A surprisingly strong payrolls report in the United States yesterday failed to entice investors into stocks even as equities appeared oversold globally following a near five per cent drop to start the year.

Brent crude oil extended its weekly slide to more than 10 per cent, pressured by unrelenting oversupply and a bleak demand outlook.

US crude was on track to post its largest weekly drop in more than a year.

Stocks had opened higher on Wall Street after data showed the economy created many more jobs than expected in December and previous months were revised higher.

But the S&P 500 hit its session high, up 0.9 per cent on the day, within five minutes of the open and steadily lost ground since.

The Dow Jones industrial average fell 31.61 points, or 0.19 per cent, to 16,482.49, the S&P 500 lost 4.25 points, or 0.22 per cent, to 1,938.84 and the Nasdaq Composite dropped 10.64 points, or 0.23 per cent, to 4,678.79.

Stocks and other risk assets got support from Asian markets after China nudged the yuan higher for the first time in nine days, easing fears that it had lost control of the currency, and as the Chinese stock benchmark rose two per cent.

Europe initially followed suit, but the pan-European FTSEurof­irst 300 index was down 1.3 per cent going into the close of trading.

MSCI’s broadest gauge of stocks globally was little changed on the day and on track to fall 5.5 per cent this week, the most since September 2011.
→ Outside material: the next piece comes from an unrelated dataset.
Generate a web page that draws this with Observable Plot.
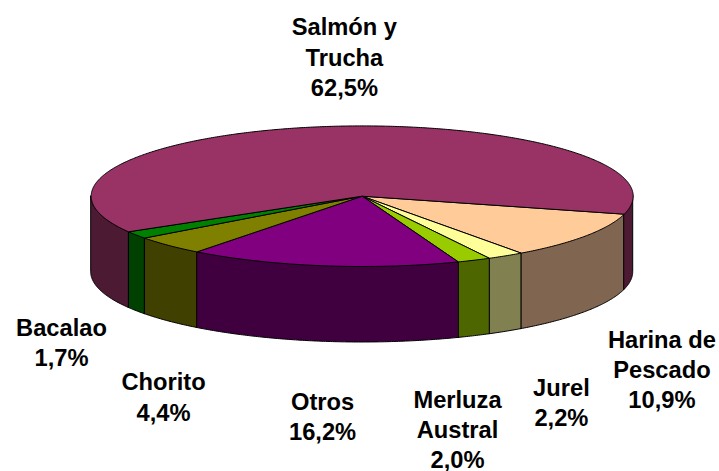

After reaching a 12-year low on Thursday, Brent crude rose as much as 2.9 per cent but was last down 2.4 per cent on the day at $32.95 per barrel.

West Texas Intermediate fell 1.4 per cent to $32.79 a barrel after gaining more than three per cent earlier.

US Treasury yields were little changed following an initial yield rise after the bumper jobs data, which was quelled by a lack of wage gains. Continued safety bids also kept yields from climbing.

US 10-year Treasury notes were up 5/32 in price to yield 2.1367 per cent yesterday, from 2.153 per cent late Thursday.

The dollar climbed on measures taken by China to ease this week’s market turmoil and on the payrolls data in the United States, but gains were limited by worries over whether Beijing has done enough to calm its battered stock market.

The euro was down 0.3 per cent against the dollar at $1.09, while the greenback was little changed versus the yen at 117.61.

Spot gold fell for the first time this week but was on track to post its largest weekly per centage gain since August.